Recently the Conversation Hour featured some of the world’s greatest scientific minds sharing their personal stories. It is worth a listen especially Professor Ian Frazer’s reflections of how studying German at high school changed his career path from wanting to become an astrophysicist to studying medicine. Ian Frazer ended up inventing the technology used in the Human Papilloma Virus (HPV) vaccine.
The reason for mentioning Professor Frazer is because in part, his story demonstrates how non-mainstream subjects (e.g German) complement learning and contribute to a holistic education. The current push by governments around the world towards a STEM-driven educational agenda and the creation of STEM-focussed schools seems to be short-sighted. It reflects a popular view that innovation is not only central to future economic growth but that it is largely driven by advances in science and technology. The danger is that we run the risk of reducing education to a training capacity.
With the rapid development of quantum computing and its potential to power artificial intelligence we are entering uncharted territory. Even today’s complicated programming and coding will increasingly be done by machines that can learn. It is simplistic to assume that current programming and coding skills will remain the same into the future. Before the agrarian revolution the prime skill set was agricultural expertise. The industrial revolution changed that. As the knowledge age expands the same will happen to current skill sets. The ability to use technology critically and creatively (i.e. soft skills) will be more vital than hard skills.
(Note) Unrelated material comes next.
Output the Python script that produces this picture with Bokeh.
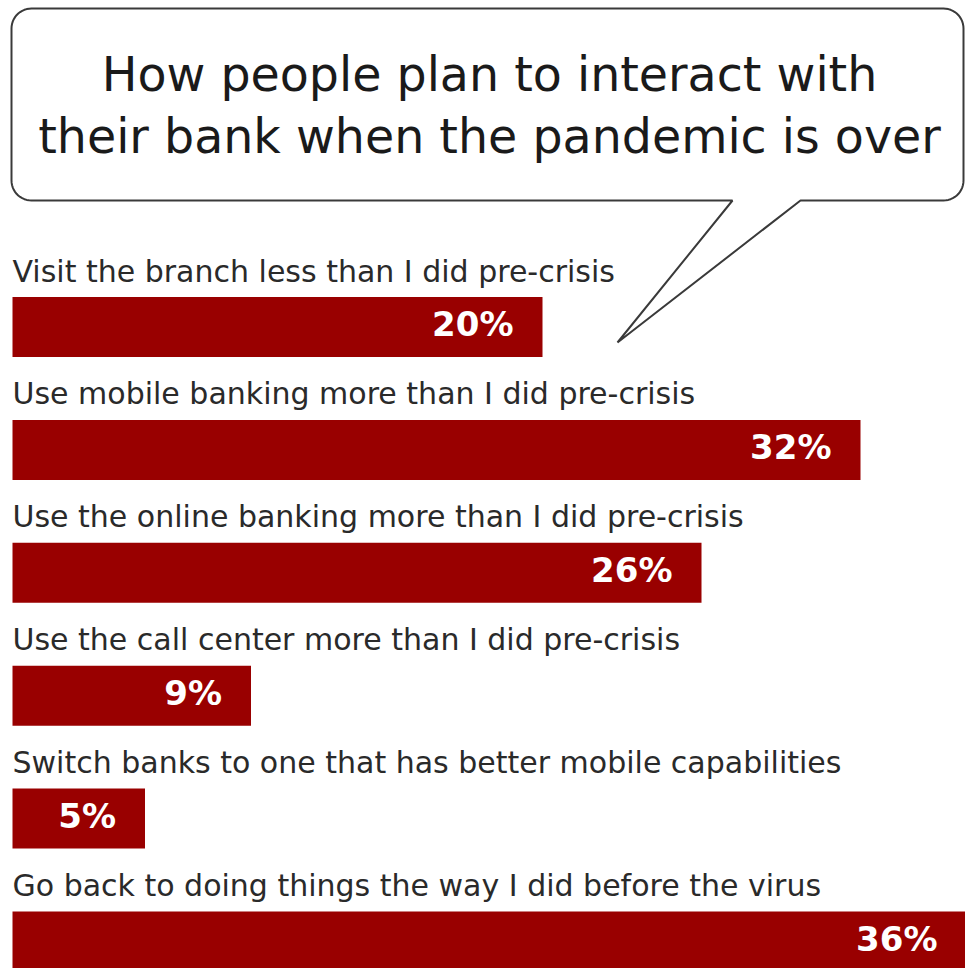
import numpy as np
from bokeh.plotting import figure
from bokeh.models import Range1d, ColumnDataSource
from bokeh.embed import file_html
from bokeh.resources import INLINE
from bokeh.core.properties import value

# ---- data ----
title_lines = ["How people plan to interact with",
               "their bank when the pandemic is over"]
categories = [
    "Visit the branch less than I did pre-crisis",
    "Use mobile banking more than I did pre-crisis",
    "Use the online banking more than I did pre-crisis",
    "Use the call center more than I did pre-crisis",
    "Switch banks to one that has better mobile capabilities",
    "Go back to doing things the way I did before the virus",
]
values = [20, 32, 26, 9, 5, 36]
value_labels = ["20%", "32%", "26%", "9%", "5%", "36%"]

# ---- layout ----
W, H = 965, 968
PX_PER_PCT = 26.5
LEFT = 12
BAR_C0, BAR_STEP, BAR_H = 326.5, 122.9, 60
BAR_COLOR = "#990000"
FONT = "DejaVu Sans"

p = figure(width=W, height=H,
           x_range=Range1d(-LEFT / PX_PER_PCT, (W - LEFT) / PX_PER_PCT),
           y_range=Range1d(H, 0),
           output_backend="svg", toolbar_location=None, min_border=0,
           x_axis_location=None, y_axis_location=None)
p.extra_x_ranges = {"px": Range1d(0, W)}
p.grid.visible = False
p.outline_line_color = None
p.background_fill_color = "white"
p.border_fill_color = "white"

# ---- speech bubble ----
def arc(cx, cy, r, a0, a1, n=14):
    a = np.radians(np.linspace(a0, a1, n))
    return list(cx + r * np.cos(a)), list(cy + r * np.sin(a))

L, T, R, B, r = 11, 8, 963, 200, 20
xs, ys = [], []
def add(px, py):
    xs.extend(px); ys.extend(py)
add([L + r, R - r], [T, T])
add(*arc(R - r, T + r, r, -90, 0))
add([R, R], [T + r, B - r])
add(*arc(R - r, B - r, r, 0, 90))
add([800, 617, 732], [B, 342, B])
add([L + r], [B])
add(*arc(L + r, B - r, r, 90, 180))
add([L, L], [B - r, T + r])
add(*arc(L + r, T + r, r, 180, 270))
p.patch(xs, ys, x_range_name="px", fill_color="white",
        line_color="#3a3a3a", line_width=2)

p.text(x=[489, 489], y=[74, 136], text=title_lines, x_range_name="px",
       text_align="center", text_baseline="middle",
       text_font=value(FONT), text_font_size="47.5px", text_color="#1a1a1a")

# ---- bars ----
ypos = [BAR_C0 + i * BAR_STEP for i in range(len(values))]
src = ColumnDataSource(dict(y=ypos, v=values, lab=value_labels, cat=categories,
                            ylab=[y - 56 for y in ypos]))
p.hbar(y="y", left=0, right="v", height=BAR_H, source=src,
       fill_color=BAR_COLOR, line_color=None)
p.text(x="v", y="y", text="lab", source=src, x_offset=-29, y_offset=-3,
       text_align="right", text_baseline="middle",
       text_font=value(FONT), text_font_style="bold",
       text_font_size="34px", text_color="white")
p.text(x=0, y="ylab", text="cat", source=src,
       text_align="left", text_baseline="middle",
       text_font=value(FONT), text_font_size="30px", text_color="#2a2a2a")

open("out.html", "w").write(file_html(p, INLINE))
Universities are having a similar debate over the utility of educating students for the short-term job market when we live in such a rapidly changing world. Kate Carnell, former chief executive of the Australian Chamber of Commerce and Industry told the Universities Australia conference in March that we had more to gain by focussing on the skills needed in existing jobs rather than focussing on future jobs. According to Ms Carnell, ‘innovation is as much about people and process as STEM invention’.
We have always known that a good education is the balance of soft and hard skills; non-academic and academic paths; science and the humanities. Innovation will be defined by how well we teach all students to apply critical and creative thinking across all disciplines.
4 thoughts on “Stemming the tide”
Another insightful and deep perspective on the ‘ big picture’ of the relationships between learning, constructing knowledge, and the creation of opportunities for learners to continually construct, deconstruct and reconstruct meanings across disciplines. Whydon’t our policy makers read Greg’s stuff ?
Thanks for your contribution to the blog Brian. I think our policy makers are too busy developing policy based on competition, short-term election cycles and scare campaigns. It would be nice to think our politicians respect the integrity of excellent theory, research and practice in crafting a coherent educational framework to deliver what they claim they all want for Australian schools!
Great post, Greg.
Enjoyed reading it….. and agree with it compltely. There is research coming out of US about how STEM concept and the label is polarising educators both in primary and secondary schools. And what Australia has borrowed is just the label, because our STEM definition is much narrower – we don’t include health and medical sciences as STEM – as per reports from Chief Scientist. So it’s again discipline wars in academia to attract Uni and research funding !! Other “derivative” labels such as STEAM, STEM pipeline, ‘Some STEM for all ‘vs ‘All STEM for some’ etc are not helping the cause either. Will send some of my analysis separately.
Agreed Greg the interrelationship between disciplines of learning and as Brian said the creation of knowledge is why we fight for a balanced curriculum. Hello wake up policy makers!